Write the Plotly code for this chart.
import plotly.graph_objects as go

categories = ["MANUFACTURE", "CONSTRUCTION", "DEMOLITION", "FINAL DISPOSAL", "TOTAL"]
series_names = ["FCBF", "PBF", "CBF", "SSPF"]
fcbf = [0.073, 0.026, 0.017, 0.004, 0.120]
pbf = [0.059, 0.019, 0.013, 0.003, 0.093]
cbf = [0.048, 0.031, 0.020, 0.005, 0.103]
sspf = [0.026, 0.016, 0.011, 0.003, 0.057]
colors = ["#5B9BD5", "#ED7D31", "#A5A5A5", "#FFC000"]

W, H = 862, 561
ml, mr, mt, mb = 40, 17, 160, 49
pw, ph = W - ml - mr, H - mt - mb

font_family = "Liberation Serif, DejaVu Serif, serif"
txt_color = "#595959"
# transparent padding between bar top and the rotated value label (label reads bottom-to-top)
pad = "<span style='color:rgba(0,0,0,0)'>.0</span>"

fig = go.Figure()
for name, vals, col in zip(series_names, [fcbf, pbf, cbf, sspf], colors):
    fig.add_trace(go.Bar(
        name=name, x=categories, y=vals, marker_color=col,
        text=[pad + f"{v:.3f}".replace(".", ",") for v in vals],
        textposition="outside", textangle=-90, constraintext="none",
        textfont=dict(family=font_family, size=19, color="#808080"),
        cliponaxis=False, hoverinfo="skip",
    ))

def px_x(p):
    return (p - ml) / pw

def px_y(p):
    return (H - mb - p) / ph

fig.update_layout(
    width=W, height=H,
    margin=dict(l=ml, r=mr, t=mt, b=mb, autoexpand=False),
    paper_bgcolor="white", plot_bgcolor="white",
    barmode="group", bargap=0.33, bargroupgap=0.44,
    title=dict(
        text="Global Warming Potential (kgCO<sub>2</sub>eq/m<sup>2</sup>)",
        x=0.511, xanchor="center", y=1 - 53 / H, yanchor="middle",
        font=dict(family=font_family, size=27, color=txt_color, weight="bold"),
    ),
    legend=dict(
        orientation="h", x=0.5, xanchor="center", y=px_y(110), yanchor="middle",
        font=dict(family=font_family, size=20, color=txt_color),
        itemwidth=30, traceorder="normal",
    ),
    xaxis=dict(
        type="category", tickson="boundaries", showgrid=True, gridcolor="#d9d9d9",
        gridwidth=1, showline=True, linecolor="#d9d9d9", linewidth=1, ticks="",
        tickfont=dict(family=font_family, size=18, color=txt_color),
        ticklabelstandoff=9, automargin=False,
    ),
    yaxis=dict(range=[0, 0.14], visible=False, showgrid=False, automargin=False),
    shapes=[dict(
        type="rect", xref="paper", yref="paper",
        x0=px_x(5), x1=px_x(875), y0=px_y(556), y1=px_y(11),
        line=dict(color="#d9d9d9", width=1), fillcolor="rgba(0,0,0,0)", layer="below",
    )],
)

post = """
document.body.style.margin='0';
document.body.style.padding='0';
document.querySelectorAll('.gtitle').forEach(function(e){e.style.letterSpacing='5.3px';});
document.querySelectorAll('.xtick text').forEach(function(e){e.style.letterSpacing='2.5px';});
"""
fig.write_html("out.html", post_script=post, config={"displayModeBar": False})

::::::::::

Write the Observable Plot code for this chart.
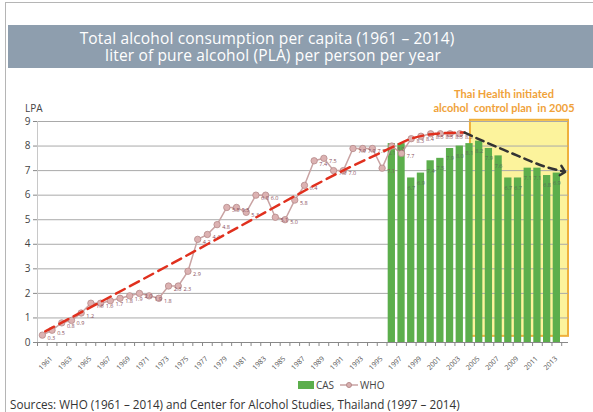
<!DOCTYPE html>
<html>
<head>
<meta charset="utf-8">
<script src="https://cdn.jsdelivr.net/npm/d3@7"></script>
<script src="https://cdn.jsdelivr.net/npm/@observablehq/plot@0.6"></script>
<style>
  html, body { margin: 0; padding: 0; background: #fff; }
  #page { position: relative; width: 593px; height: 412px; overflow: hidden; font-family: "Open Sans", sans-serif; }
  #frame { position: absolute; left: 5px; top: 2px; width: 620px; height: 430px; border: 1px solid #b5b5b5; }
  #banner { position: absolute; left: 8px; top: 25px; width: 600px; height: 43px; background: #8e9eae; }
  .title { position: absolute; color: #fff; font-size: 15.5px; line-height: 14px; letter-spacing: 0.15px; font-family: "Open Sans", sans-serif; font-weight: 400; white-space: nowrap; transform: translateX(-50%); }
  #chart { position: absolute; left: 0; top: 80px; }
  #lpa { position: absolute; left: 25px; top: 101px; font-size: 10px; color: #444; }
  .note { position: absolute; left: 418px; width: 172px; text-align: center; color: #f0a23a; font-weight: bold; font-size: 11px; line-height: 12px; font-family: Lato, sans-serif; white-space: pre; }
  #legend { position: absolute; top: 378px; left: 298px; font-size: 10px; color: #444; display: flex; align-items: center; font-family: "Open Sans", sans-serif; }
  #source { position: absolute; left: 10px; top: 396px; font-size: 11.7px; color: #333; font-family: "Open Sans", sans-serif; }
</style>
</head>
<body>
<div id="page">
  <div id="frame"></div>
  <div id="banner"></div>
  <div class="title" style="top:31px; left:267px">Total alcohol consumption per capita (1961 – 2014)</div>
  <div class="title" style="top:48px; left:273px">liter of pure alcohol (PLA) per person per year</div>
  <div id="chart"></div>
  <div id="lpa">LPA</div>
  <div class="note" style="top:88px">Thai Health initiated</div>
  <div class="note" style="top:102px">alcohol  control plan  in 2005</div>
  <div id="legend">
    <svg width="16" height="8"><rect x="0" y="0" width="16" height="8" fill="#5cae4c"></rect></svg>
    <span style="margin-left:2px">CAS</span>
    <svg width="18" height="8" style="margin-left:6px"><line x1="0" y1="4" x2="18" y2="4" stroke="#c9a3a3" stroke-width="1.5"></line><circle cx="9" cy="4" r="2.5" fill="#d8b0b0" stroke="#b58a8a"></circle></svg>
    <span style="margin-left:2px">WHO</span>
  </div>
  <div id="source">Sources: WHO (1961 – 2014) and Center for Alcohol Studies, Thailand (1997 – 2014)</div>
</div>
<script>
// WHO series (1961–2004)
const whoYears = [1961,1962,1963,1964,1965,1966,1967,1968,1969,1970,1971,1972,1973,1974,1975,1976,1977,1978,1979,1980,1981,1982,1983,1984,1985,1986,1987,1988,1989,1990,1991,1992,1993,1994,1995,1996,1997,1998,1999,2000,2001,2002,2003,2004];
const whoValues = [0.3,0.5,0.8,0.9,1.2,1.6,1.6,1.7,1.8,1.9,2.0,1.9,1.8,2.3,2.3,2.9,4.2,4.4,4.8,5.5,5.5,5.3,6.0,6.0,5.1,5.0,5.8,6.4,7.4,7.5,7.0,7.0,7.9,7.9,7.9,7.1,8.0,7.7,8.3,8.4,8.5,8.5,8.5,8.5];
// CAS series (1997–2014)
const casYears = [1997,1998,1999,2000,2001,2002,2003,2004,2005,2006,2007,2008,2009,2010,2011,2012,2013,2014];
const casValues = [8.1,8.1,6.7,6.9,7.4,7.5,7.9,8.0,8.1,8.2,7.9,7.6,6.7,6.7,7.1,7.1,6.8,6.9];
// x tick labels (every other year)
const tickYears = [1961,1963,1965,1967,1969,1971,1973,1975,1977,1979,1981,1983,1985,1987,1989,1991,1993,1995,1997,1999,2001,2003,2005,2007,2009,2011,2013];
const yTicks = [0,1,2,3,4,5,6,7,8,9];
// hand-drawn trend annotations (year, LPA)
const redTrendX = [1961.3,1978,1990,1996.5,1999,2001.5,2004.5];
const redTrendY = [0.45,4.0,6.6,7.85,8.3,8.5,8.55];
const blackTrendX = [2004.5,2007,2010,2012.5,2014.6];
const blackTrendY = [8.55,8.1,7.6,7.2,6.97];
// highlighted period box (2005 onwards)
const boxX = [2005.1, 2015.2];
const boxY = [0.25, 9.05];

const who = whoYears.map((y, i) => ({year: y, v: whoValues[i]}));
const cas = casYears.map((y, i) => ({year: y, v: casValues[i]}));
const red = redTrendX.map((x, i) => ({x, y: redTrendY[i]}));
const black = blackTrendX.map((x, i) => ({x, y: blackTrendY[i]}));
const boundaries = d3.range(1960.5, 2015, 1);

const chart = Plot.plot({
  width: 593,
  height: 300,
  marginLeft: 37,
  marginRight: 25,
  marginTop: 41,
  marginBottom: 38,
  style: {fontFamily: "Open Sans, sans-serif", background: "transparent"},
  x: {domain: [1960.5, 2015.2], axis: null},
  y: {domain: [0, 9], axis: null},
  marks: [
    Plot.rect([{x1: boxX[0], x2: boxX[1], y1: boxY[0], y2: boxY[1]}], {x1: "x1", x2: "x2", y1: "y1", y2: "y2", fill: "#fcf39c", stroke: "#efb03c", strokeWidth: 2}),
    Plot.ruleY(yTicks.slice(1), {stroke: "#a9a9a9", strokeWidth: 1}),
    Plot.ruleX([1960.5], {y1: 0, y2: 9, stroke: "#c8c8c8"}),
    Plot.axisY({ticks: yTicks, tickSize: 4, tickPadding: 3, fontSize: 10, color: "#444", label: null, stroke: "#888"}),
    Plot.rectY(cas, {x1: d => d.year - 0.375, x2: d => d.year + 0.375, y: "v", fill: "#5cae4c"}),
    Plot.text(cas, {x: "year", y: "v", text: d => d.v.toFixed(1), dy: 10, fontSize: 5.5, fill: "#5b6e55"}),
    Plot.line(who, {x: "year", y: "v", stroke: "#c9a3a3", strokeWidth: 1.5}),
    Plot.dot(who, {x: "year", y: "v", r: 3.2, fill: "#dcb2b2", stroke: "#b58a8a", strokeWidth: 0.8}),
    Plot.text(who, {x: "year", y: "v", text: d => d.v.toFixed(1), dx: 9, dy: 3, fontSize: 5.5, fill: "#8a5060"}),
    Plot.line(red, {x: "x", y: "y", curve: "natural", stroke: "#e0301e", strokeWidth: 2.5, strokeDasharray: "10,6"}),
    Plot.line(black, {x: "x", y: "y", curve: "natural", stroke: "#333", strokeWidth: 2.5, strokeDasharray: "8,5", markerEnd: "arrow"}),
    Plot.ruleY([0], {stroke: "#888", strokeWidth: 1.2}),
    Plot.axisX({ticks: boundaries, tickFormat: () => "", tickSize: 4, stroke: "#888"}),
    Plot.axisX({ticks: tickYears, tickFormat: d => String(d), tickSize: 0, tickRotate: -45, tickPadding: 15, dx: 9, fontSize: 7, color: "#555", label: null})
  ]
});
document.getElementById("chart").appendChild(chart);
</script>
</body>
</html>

::::::::::

_TASK TO COMPLETE_
Pick out each line in the material containing "chart".

_SOLUTION TO THIS PROBLEM_
Write the Plotly code for this chart.
Write the Observable Plot code for this chart.
  #chart { position: absolute; left: 0; top: 80px; }
  <div id="chart"></div>
const chart = Plot.plot({
document.getElementById("chart").appendChild(chart);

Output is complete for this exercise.